__Exercise requirements__
Return all of the data exactly, with nothing left out but the pictures.

__Given information__
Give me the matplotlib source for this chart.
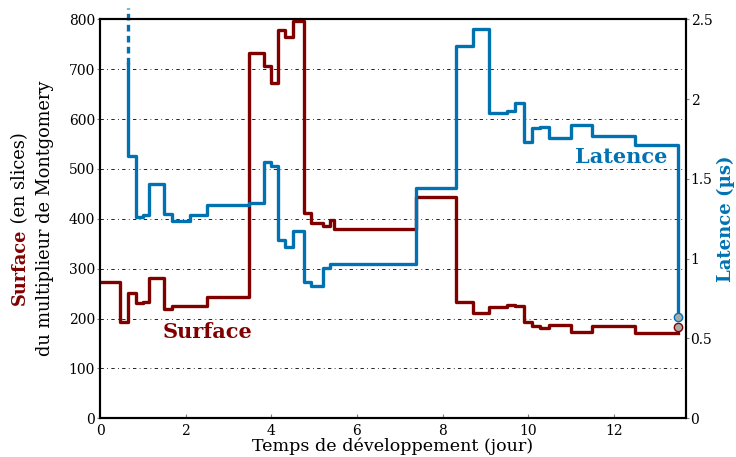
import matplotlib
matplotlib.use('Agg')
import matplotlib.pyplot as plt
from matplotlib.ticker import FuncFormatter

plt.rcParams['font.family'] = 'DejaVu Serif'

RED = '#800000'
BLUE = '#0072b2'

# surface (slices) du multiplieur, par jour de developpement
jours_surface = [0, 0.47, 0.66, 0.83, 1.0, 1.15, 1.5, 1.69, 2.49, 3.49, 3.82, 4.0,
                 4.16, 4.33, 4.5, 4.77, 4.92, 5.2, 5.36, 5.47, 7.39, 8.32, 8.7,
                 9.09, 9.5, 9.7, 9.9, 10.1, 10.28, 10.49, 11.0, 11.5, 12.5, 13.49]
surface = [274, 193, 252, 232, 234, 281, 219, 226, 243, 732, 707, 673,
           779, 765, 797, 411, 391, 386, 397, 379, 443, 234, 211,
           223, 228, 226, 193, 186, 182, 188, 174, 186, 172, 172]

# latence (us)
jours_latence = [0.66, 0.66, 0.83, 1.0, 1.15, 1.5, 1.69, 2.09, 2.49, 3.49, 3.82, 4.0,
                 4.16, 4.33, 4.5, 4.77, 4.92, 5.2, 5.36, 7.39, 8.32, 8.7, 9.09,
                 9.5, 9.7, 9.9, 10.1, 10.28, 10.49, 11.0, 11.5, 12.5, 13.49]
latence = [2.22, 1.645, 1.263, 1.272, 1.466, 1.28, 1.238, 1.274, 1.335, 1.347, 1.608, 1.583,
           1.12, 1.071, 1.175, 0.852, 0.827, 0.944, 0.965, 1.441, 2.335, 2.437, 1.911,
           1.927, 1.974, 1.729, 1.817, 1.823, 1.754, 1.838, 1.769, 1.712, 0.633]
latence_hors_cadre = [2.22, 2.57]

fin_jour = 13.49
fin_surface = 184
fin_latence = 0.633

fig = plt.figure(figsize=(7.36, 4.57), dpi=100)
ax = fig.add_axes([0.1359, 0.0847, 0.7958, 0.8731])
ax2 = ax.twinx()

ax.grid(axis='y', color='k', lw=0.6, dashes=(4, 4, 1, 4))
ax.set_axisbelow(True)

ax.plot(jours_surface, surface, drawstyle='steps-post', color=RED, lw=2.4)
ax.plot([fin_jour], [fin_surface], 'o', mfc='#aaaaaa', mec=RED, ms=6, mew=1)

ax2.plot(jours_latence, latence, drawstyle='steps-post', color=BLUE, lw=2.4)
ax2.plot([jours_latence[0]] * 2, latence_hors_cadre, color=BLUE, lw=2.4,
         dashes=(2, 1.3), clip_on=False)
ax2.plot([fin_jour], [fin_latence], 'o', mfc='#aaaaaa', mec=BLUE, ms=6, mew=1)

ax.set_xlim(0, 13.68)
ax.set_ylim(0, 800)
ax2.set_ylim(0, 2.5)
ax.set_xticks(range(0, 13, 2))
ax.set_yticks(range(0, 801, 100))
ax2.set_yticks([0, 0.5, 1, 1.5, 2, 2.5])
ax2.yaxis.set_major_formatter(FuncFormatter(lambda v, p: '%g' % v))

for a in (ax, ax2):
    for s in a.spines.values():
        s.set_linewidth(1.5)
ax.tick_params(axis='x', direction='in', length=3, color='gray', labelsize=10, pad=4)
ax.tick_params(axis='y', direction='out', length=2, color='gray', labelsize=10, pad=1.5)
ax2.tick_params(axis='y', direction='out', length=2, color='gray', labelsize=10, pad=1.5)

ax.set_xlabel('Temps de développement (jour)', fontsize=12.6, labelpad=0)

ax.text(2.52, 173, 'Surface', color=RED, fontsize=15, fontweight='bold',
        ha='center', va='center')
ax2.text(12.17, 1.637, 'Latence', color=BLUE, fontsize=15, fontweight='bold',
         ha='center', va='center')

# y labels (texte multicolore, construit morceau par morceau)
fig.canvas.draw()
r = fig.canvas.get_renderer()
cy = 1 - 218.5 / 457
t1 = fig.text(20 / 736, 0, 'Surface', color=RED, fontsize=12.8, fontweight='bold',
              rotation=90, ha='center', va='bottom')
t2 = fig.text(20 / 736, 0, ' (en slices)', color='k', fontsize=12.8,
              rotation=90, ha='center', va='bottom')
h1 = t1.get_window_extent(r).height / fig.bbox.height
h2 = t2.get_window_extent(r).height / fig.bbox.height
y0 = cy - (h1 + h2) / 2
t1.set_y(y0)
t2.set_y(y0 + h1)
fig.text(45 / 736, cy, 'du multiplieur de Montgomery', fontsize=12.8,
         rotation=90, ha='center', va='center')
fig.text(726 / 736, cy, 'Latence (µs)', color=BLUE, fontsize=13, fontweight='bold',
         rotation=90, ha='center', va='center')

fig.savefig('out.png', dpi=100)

__Response to the task__
Give me the matplotlib source for this chart.
import matplotlib
matplotlib.use('Agg')
import matplotlib.pyplot as plt
from matplotlib.ticker import FuncFormatter

plt.rcParams['font.family'] = 'DejaVu Serif'

RED = '#800000'
BLUE = '#0072b2'

# surface (slices) du multiplieur, par jour de developpement
jours_surface = [0, 0.47, 0.66, 0.83, 1.0, 1.15, 1.5, 1.69, 2.49, 3.49, 3.82, 4.0,
                 4.16, 4.33, 4.5, 4.77, 4.92, 5.2, 5.36, 5.47, 7.39, 8.32, 8.7,
                 9.09, 9.5, 9.7, 9.9, 10.1, 10.28, 10.49, 11.0, 11.5, 12.5, 13.49]
surface = [274, 193, 252, 232, 234, 281, 219, 226, 243, 732, 707, 673,
           779, 765, 797, 411, 391, 386, 397, 379, 443, 234, 211,
           223, 228, 226, 193, 186, 182, 188, 174, 186, 172, 172]

# latence (us)
jours_latence = [0.66, 0.66, 0.83, 1.0, 1.15, 1.5, 1.69, 2.09, 2.49, 3.49, 3.82, 4.0,
                 4.16, 4.33, 4.5, 4.77, 4.92, 5.2, 5.36, 7.39, 8.32, 8.7, 9.09,
                 9.5, 9.7, 9.9, 10.1, 10.28, 10.49, 11.0, 11.5, 12.5, 13.49]
latence = [2.22, 1.645, 1.263, 1.272, 1.466, 1.28, 1.238, 1.274, 1.335, 1.347, 1.608, 1.583,
           1.12, 1.071, 1.175, 0.852, 0.827, 0.944, 0.965, 1.441, 2.335, 2.437, 1.911,
           1.927, 1.974, 1.729, 1.817, 1.823, 1.754, 1.838, 1.769, 1.712, 0.633]
latence_hors_cadre = [2.22, 2.57]

fin_jour = 13.49
fin_surface = 184
fin_latence = 0.633

fig = plt.figure(figsize=(7.36, 4.57), dpi=100)
ax = fig.add_axes([0.1359, 0.0847, 0.7958, 0.8731])
ax2 = ax.twinx()

ax.grid(axis='y', color='k', lw=0.6, dashes=(4, 4, 1, 4))
ax.set_axisbelow(True)

ax.plot(jours_surface, surface, drawstyle='steps-post', color=RED, lw=2.4)
ax.plot([fin_jour], [fin_surface], 'o', mfc='#aaaaaa', mec=RED, ms=6, mew=1)

ax2.plot(jours_latence, latence, drawstyle='steps-post', color=BLUE, lw=2.4)
ax2.plot([jours_latence[0]] * 2, latence_hors_cadre, color=BLUE, lw=2.4,
         dashes=(2, 1.3), clip_on=False)
ax2.plot([fin_jour], [fin_latence], 'o', mfc='#aaaaaa', mec=BLUE, ms=6, mew=1)

ax.set_xlim(0, 13.68)
ax.set_ylim(0, 800)
ax2.set_ylim(0, 2.5)
ax.set_xticks(range(0, 13, 2))
ax.set_yticks(range(0, 801, 100))
ax2.set_yticks([0, 0.5, 1, 1.5, 2, 2.5])
ax2.yaxis.set_major_formatter(FuncFormatter(lambda v, p: '%g' % v))

for a in (ax, ax2):
    for s in a.spines.values():
        s.set_linewidth(1.5)
ax.tick_params(axis='x', direction='in', length=3, color='gray', labelsize=10, pad=4)
ax.tick_params(axis='y', direction='out', length=2, color='gray', labelsize=10, pad=1.5)
ax2.tick_params(axis='y', direction='out', length=2, color='gray', labelsize=10, pad=1.5)

ax.set_xlabel('Temps de développement (jour)', fontsize=12.6, labelpad=0)

ax.text(2.52, 173, 'Surface', color=RED, fontsize=15, fontweight='bold',
        ha='center', va='center')
ax2.text(12.17, 1.637, 'Latence', color=BLUE, fontsize=15, fontweight='bold',
         ha='center', va='center')

# y labels (texte multicolore, construit morceau par morceau)
fig.canvas.draw()
r = fig.canvas.get_renderer()
cy = 1 - 218.5 / 457
t1 = fig.text(20 / 736, 0, 'Surface', color=RED, fontsize=12.8, fontweight='bold',
              rotation=90, ha='center', va='bottom')
t2 = fig.text(20 / 736, 0, ' (en slices)', color='k', fontsize=12.8,
              rotation=90, ha='center', va='bottom')
h1 = t1.get_window_extent(r).height / fig.bbox.height
h2 = t2.get_window_extent(r).height / fig.bbox.height
y0 = cy - (h1 + h2) / 2
t1.set_y(y0)
t2.set_y(y0 + h1)
fig.text(45 / 736, cy, 'du multiplieur de Montgomery', fontsize=12.8,
         rotation=90, ha='center', va='center')
fig.text(726 / 736, cy, 'Latence (µs)', color=BLUE, fontsize=13, fontweight='bold',
         rotation=90, ha='center', va='center')

fig.savefig('out.png', dpi=100)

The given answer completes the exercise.